2. **Reproduction evidence** shows attempted fixed upgrade path currently breaks build (with retained logs).
3. **Reachability assessment evidence** shows no confirmed direct runtime exploit path in Charon configuration (stated as confidence, not certainty).
4. **Compensating controls** are documented and active.
5. **Expiry and owner** are explicit (for example 30 days, named maintainer).
6. **Upstream tracking** issue(s) and review cadence are active.
### Evidence package required to justify exception
- Fresh scan artifact showing exact GHSA finding and location.
- Backend `go mod why` output showing no direct dependency.
- Build logs from attempted `nebula@1.10.3` path showing current incompatibility.
- Runtime/config inspection outputs used for reachability assessment.
- Signed-off exception document with expiry, owner, and revocation triggers.
### Revocation triggers (exception automatically invalid)
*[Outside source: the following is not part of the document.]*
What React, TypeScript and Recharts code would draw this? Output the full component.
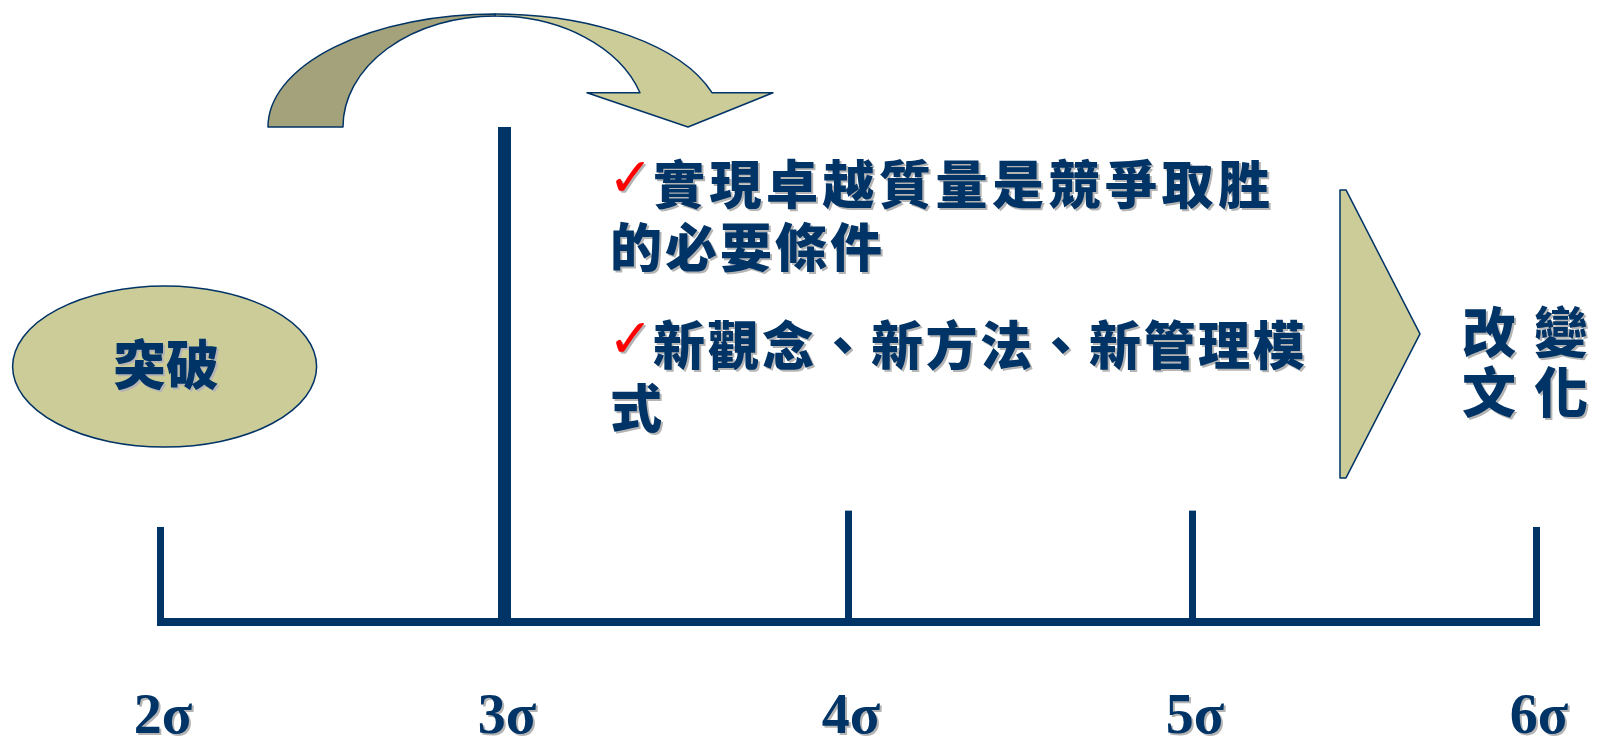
import React from 'react';
import { ComposedChart, Bar, XAxis, YAxis, ReferenceDot } from 'recharts';

// ---------- data ----------
const levels = [2, 3, 4, 5, 6];
const levelLabels = ['2σ', '3σ', '4σ', '5σ', '6σ'];
const tickHeights = [19.2, 100, 22.5, 22.5, 19.2];
const breakthroughLevel = 3;

const breakthroughLabel = '突破';
const bulletGroups = [
  ['實現卓越質量是競爭取胜', '的必要條件'],
  ['新觀念、新方法、新管理模', '式'],
];
const cultureLines = [['改', '變'], ['文', '化']];

// annotation anchors, in chart data units (sigma level, height units)
const ellipseAnchor = { x: 2.0134, y: 51.6 };
const arrowAnchor = { x: 2.9738, y: 100 };
const bulletAnchor = { x: 3.311, y: 84.5 };
const chevronAnchor = { x: 5.4302, y: 58.2 };
const cultureAnchor = { x: 5.7849, y: 54.3 };

const data = levels.map((level, i) => ({ level, label: levelLabels[i], height: tickHeights[i] }));

// ---------- styles ----------
const NAVY = '#003366';
const KHAKI = '#CCCC99';
const KHAKI_DARK = '#A3A27A';
const SHADOW = 'drop-shadow(2.5px 2.5px 0px #b4b4b4)';
const CJK = "'Noto Sans CJK TC', 'Noto Sans CJK SC', sans-serif";
const SERIF = "'Liberation Serif', 'Times New Roman', serif";

const SigmaTick = (props: any) => {
  const { x, y, payload } = props;
  const idx = levels.indexOf(payload.value);
  return (
    <text
      x={x + 3}
      y={y + 111}
      textAnchor="middle"
      fontFamily={SERIF}
      fontWeight={700}
      fontSize={56}
      fill={NAVY}
      style={{ filter: SHADOW }}
    >
      {levelLabels[idx]}
    </text>
  );
};

const TickBar = (props: any) => {
  const { x, y, width, height, payload } = props;
  const lvl = payload?.level ?? props.level;
  const w = lvl === breakthroughLevel ? 13 : 7;
  const cx = x + width / 2;
  return <rect x={cx - w / 2} y={y} width={w} height={height + 4} fill={NAVY} />;
};

const BreakthroughEllipse = ({ cx, cy }: any) => (
  <g>
    <ellipse cx={cx} cy={cy} rx={152} ry={80.5} fill={KHAKI} stroke={NAVY} strokeWidth={1.5} />
    <text
      x={cx + 1.5}
      y={cy + 18}
      textAnchor="middle"
      fontFamily={CJK}
      fontWeight={900}
      fontSize={53}
      fill={NAVY}
      style={{ filter: SHADOW }}
    >
      {breakthroughLabel}
    </text>
  </g>
);

const CurvedArrow = ({ cx, cy }: any) => {
  const dark = `M ${cx - 227} ${cy} A 227 113 0 0 1 ${cx} ${cy - 113} L ${cx} ${cy - 111} A 152 111 0 0 0 ${cx - 152} ${cy} Z`;
  const light = `M ${cx} ${cy - 113} A 227 113 0 0 1 ${cx + 217} ${cy - 34.3} L ${cx + 278} ${cy - 34.3} L ${cx + 193} ${cy} L ${cx + 92} ${cy - 34.3} L ${cx + 145} ${cy - 34.3} A 152 111 0 0 0 ${cx} ${cy - 111} Z`;
  return (
    <g>
      <path d={dark} fill={KHAKI_DARK} stroke={NAVY} strokeWidth={1.5} strokeLinejoin="round" />
      <path d={light} fill={KHAKI} stroke={NAVY} strokeWidth={1.5} strokeLinejoin="round" />
    </g>
  );
};

const Chevron = ({ cx, cy }: any) => {
  const d = `M ${cx} ${cy - 144} L ${cx + 6} ${cy - 144} L ${cx + 80} ${cy} L ${cx + 6} ${cy + 144} L ${cx} ${cy + 144} Z`;
  return <path d={d} fill={KHAKI} stroke={NAVY} strokeWidth={1.5} strokeLinejoin="round" />;
};

const bulletSpacing = [[4.5, 3], [2.5, 0]];

const BulletText = ({ cx, cy }: any) => {
  const groupOffsets = [0, 161];
  const lineGap = 63;
  return (
    <g style={{ filter: SHADOW }}>
      {bulletGroups.map((lines, g) => (
        <g key={g}>
          <text x={cx - 3} y={cy + groupOffsets[g] - 8} fontFamily="'DejaVu Sans', sans-serif" fontSize={54} fill="#FF0000">
            ✓
          </text>
          {lines.map((line, i) => (
            <text
              key={i}
              x={i === 0 ? cx + 42 : cx - 1}
              y={cy + groupOffsets[g] + i * lineGap}
              fontFamily={CJK}
              fontWeight={900}
              fontSize={52}
              fill={NAVY}
              style={{ letterSpacing: `${bulletSpacing[g][i]}px` }}
            >
              {line}
            </text>
          ))}
        </g>
      ))}
    </g>
  );
};

const CultureText = ({ cx, cy }: any) => (
  <g style={{ filter: SHADOW }}>
    {cultureLines.map((chars, i) => (
      <text key={i} x={cx} y={cy + i * 60} fontFamily={CJK} fontWeight={900} fontSize={54} fill={NAVY}>
        <tspan>{chars[0]}</tspan>
        <tspan dx={18}>{chars[1]}</tspan>
      </text>
    ))}
  </g>
);

export default function App() {
  return (
    <div style={{ position: 'absolute', left: 0, top: 0, background: '#ffffff' }}>
      <ComposedChart
        width={1603}
        height={738}
        data={data}
        margin={{ top: 127, right: 67, bottom: 0, left: 160 }}
      >
        <XAxis
          dataKey="level"
          type="number"
          domain={[2, 6]}
          ticks={levels}
          height={116}
          axisLine={{ stroke: NAVY, strokeWidth: 8 }}
          tickLine={false}
          tickSize={0}
          tickMargin={0}
          tick={<SigmaTick />}
          interval={0}
        />
        <YAxis hide type="number" domain={[0, 100]} />
        <Bar dataKey="height" barSize={7} fill={NAVY} shape={<TickBar />} isAnimationActive={false} />
        <ReferenceDot x={arrowAnchor.x} y={arrowAnchor.y} r={1} ifOverflow="visible" shape={(p: any) => <CurvedArrow cx={p.cx} cy={p.cy} />} />
        <ReferenceDot x={ellipseAnchor.x} y={ellipseAnchor.y} r={1} ifOverflow="visible" shape={(p: any) => <BreakthroughEllipse cx={p.cx} cy={p.cy} />} />
        <ReferenceDot x={chevronAnchor.x} y={chevronAnchor.y} r={1} ifOverflow="visible" shape={(p: any) => <Chevron cx={p.cx} cy={p.cy} />} />
        <ReferenceDot x={bulletAnchor.x} y={bulletAnchor.y} r={1} ifOverflow="visible" shape={(p: any) => <BulletText cx={p.cx} cy={p.cy} />} />
        <ReferenceDot x={cultureAnchor.x} y={cultureAnchor.y} r={1} ifOverflow="visible" shape={(p: any) => <CultureText cx={p.cx} cy={p.cy} />} />
      </ComposedChart>
    </div>
  );
}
- Upstream compatible version is available and build passes in test branch.
- New exploitability evidence indicates practical Charon runtime exposure.
- Exception expires without renewed approval and updated evidence.
## Recommended Path
- **Short-term (PR1):** apply **O2** (time-boxed temporary exception) with strict evidence package and compensating controls.
- **Medium-term (next engineering slice):** execute **O5** as primary remediation path (upstream-compatible upgrade), with **O4** as fallback if upstream timelines are unacceptable.
- Keep the CI security posture intact by treating this as a narrowly scoped governance exception, not a policy downgrade.
## Local Validation Checklist for Reachability/Exploitability Context
These checks help estimate practical risk and verify assumptions. They do **not** prove non-exploitability.
1. Confirm finding attribution to binary/package/version/location.
2. Confirm direct backend dependency absence.
3. Confirm active Caddy modules and handlers in running environment.
4. Confirm whether relevant feature paths/configurations are enabled in deployment.
5. Attempt fixed-version build path and preserve failure evidence.
6. Re-run scans after any dependency/build-chain change.
7. Reassess exception validity on each CI security scan cycle.
## Notes
- As of the testing on 2026-02-19, just updating nebula to `1.10.3` in the Dockerfile causes build failures due to upstream incompatibilities, which supports the attribution and reproduction evidence for the temporary exception path.
- The conflict between `smallstep/certificates` and `nebula` API changes is a known issue in the ecosystem, which adds external validity to the hypothesis about the dependency chain.
- Will need to monitor upstream releases of `smallstep/certificates` and `Caddy` for compatible versions that allow upgrading `nebula` without breaking builds.
- Current `smallstep/certificates` version is `v0.29`. Will try nebula `1.10.3` update again once `smallstep/certificates` `v0.30+` is released.